The notice was the more remarkable because Cochrane’s order was issued only to the naval force. The army paid no attention to it. Ross’s troops were landed at Benedict the next day, August 19; but neither there nor elsewhere did they destroy or lay waste towns or districts. They rather showed unusual respect for private property.

At Benedict, August 19, the British forces were organized in three brigades, numbering, according to different British accounts, four thousand five hundred, or four thousand rank-and-file.[210] Cockburn with the boats of the fleet the next day, August 20, started up the river in search of Barney’s flotilla; while the land force began its march at four o’clock in the afternoon abreast of the boats, and camped four miles above Benedict without seeing an enemy, or suffering from a worse annoyance than one of the evening thunder-storms common in hot weather.

The next day at dawn the British army started again, and marched that day, Sunday, August 21, twelve miles to the village of Nottingham, where it camped.[211] The weather was hot, and the march resembled a midsummer picnic. Through a thickly wooded region, where a hundred militia-men with axes and spades could have delayed their progress for days, the British army moved in a solitude apparently untenanted by human beings, till they reached Nottingham on the Patuxent,—a deserted town, rich in growing crops and full barns.

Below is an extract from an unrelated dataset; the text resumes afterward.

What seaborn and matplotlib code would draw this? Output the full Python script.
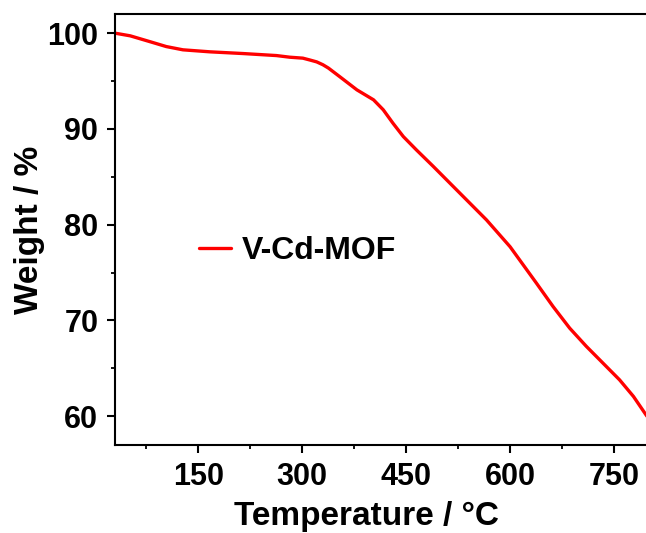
import matplotlib
matplotlib.use("Agg")
import matplotlib.pyplot as plt
import seaborn as sns
import pandas as pd
from matplotlib.ticker import MultipleLocator

temperature = [30, 52, 80, 104, 128, 167, 215, 263, 282, 301, 311, 321, 330, 338,
               354, 379, 403, 417, 431, 446, 465, 489, 518, 566, 600, 614, 638,
               662, 686, 710, 734, 758, 778, 796, 800]
weight = [100.0, 99.72, 99.12, 98.6, 98.26, 98.05, 97.87, 97.66, 97.49, 97.39, 97.2,
          97.0, 96.7, 96.35, 95.47, 94.08, 93.04, 92.0, 90.6, 89.2, 87.8, 86.1,
          83.99, 80.5, 77.7, 76.3, 73.9, 71.46, 69.2, 67.3, 65.55, 63.8, 62.07,
          60.16, 59.75]
series_name = "V-Cd-MOF"
x_ticks = [150, 300, 450, 600, 750]
y_ticks = [60, 70, 80, 90, 100]

df = pd.DataFrame({"Temperature": temperature, "Weight": weight,
                   "Sample": [series_name] * len(temperature)})

sns.set_style("ticks")
plt.rcParams["font.family"] = ["Liberation Sans", "DejaVu Sans"]
plt.rcParams["font.weight"] = "bold"
for k in ["text.color", "axes.labelcolor", "xtick.color", "ytick.color", "axes.edgecolor"]:
    plt.rcParams[k] = "black"

fig = plt.figure(figsize=(6.46, 5.33), dpi=100)
ax = fig.add_axes([115 / 646, (533 - 445) / 533, (648.7 - 115) / 646, (445 - 14) / 533])

sns.lineplot(data=df, x="Temperature", y="Weight", hue="Sample",
             palette=["#ff0000"], linewidth=2.4, ax=ax, sort=True)

ax.set_xlim(30, 800)
ax.set_ylim(57, 102)
ax.set_xticks(x_ticks)
ax.set_yticks(y_ticks)
ax.xaxis.set_minor_locator(MultipleLocator(75))
ax.yaxis.set_minor_locator(MultipleLocator(5))
ax.tick_params(which="major", direction="out", length=6, width=1.5, labelsize=22, pad=6)
ax.tick_params(which="minor", direction="out", length=3, width=1.3)
ax.tick_params(top=False, right=False, which="both")
for lab in ax.get_xticklabels() + ax.get_yticklabels():
    lab.set_fontweight("bold")
for sp in ax.spines.values():
    sp.set_linewidth(1.5)
    sp.set_color("black")

ax.set_xlabel("Temperature / °C", fontsize=24, fontweight="bold", labelpad=7)
ax.set_ylabel("Weight / %", fontsize=24, fontweight="bold", labelpad=1.5)
ax.xaxis.label.set_x((366 - 115) / 533.7)
ax.yaxis.label.set_y((445 - 229.5) / 431)

leg = ax.legend(loc="center left", bbox_to_anchor=((199 - 115) / 533.7, (445 - 251) / 431),
                frameon=False, fontsize=23, handlelength=1.0, handletextpad=0.35,
                borderpad=0, borderaxespad=0)
for t in leg.get_texts():
    t.set_fontweight("bold")

fig.savefig("out.png", dpi=100)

At Nottingham the army passed a quiet night, and the next morning, Monday, August 22, lingered till eight o’clock, when it again advanced. Among the officers in the Eighty-fifth regiment was a lieutenant named Gleig, who wrote afterward a charming narrative of the campaign under the title, “A Subaltern in America.” He described the road as remarkably good, running for the most part through the heart of thick forests, which sheltered it from the rays of the sun. During the march the army was startled by the distant sound of several heavy explosions. Barney had blown up his gunboats to prevent their capture. The British naval force had thus performed its part in the enterprise, and the army was next to take the lead. Ross halted at Marlboro after a march of only seven miles, and there too he camped, undisturbed by sight or sound of an armed enemy, although the city of Washington was but sixteen miles on his left, and Baltimore thirty miles in his front. Ross had then marched twenty or twenty-one miles into Maryland without seeing an enemy, although an American army had been close on his left flank, watching him all day.

At Marlboro Ross was obliged to decide what he should next do. He was slow in forming a conclusion. Instead of marching at day-break of August 23, and moving rapidly on Baltimore or Washington, the army passed nearly the whole day at Marlboro in idleness, as though it were willing to let the Americans do their utmost for defence. “Having advanced within sixteen miles of Washington,” Ross officially reported,[212] “and ascertained the force of the enemy to be such as might authorize an attempt to carry his capital, I determined to make it, and accordingly put the troops in movement on the evening of the 23d.” More exactly, the troops moved at two o’clock in the afternoon, and marched about six miles on the road to Washington, when they struck American outposts at about five o’clock, and saw a force posted on high ground about a mile in their front. As the British formed to attack, the American force disappeared, and the British army camped about nine miles from Washington by way of the navy-yard bridge over the Eastern Branch.

Thus for five days, from August 18 to August 23, a British army, which though small was larger than any single body of American regulars then in the field, marched in a leisurely manner through a long-settled country, and met no show of resistance before coming within sight of the Capitol. Such an adventure resembled the stories of Cortez and De Soto; and the conduct of the United States government offered no contradiction to the resemblance.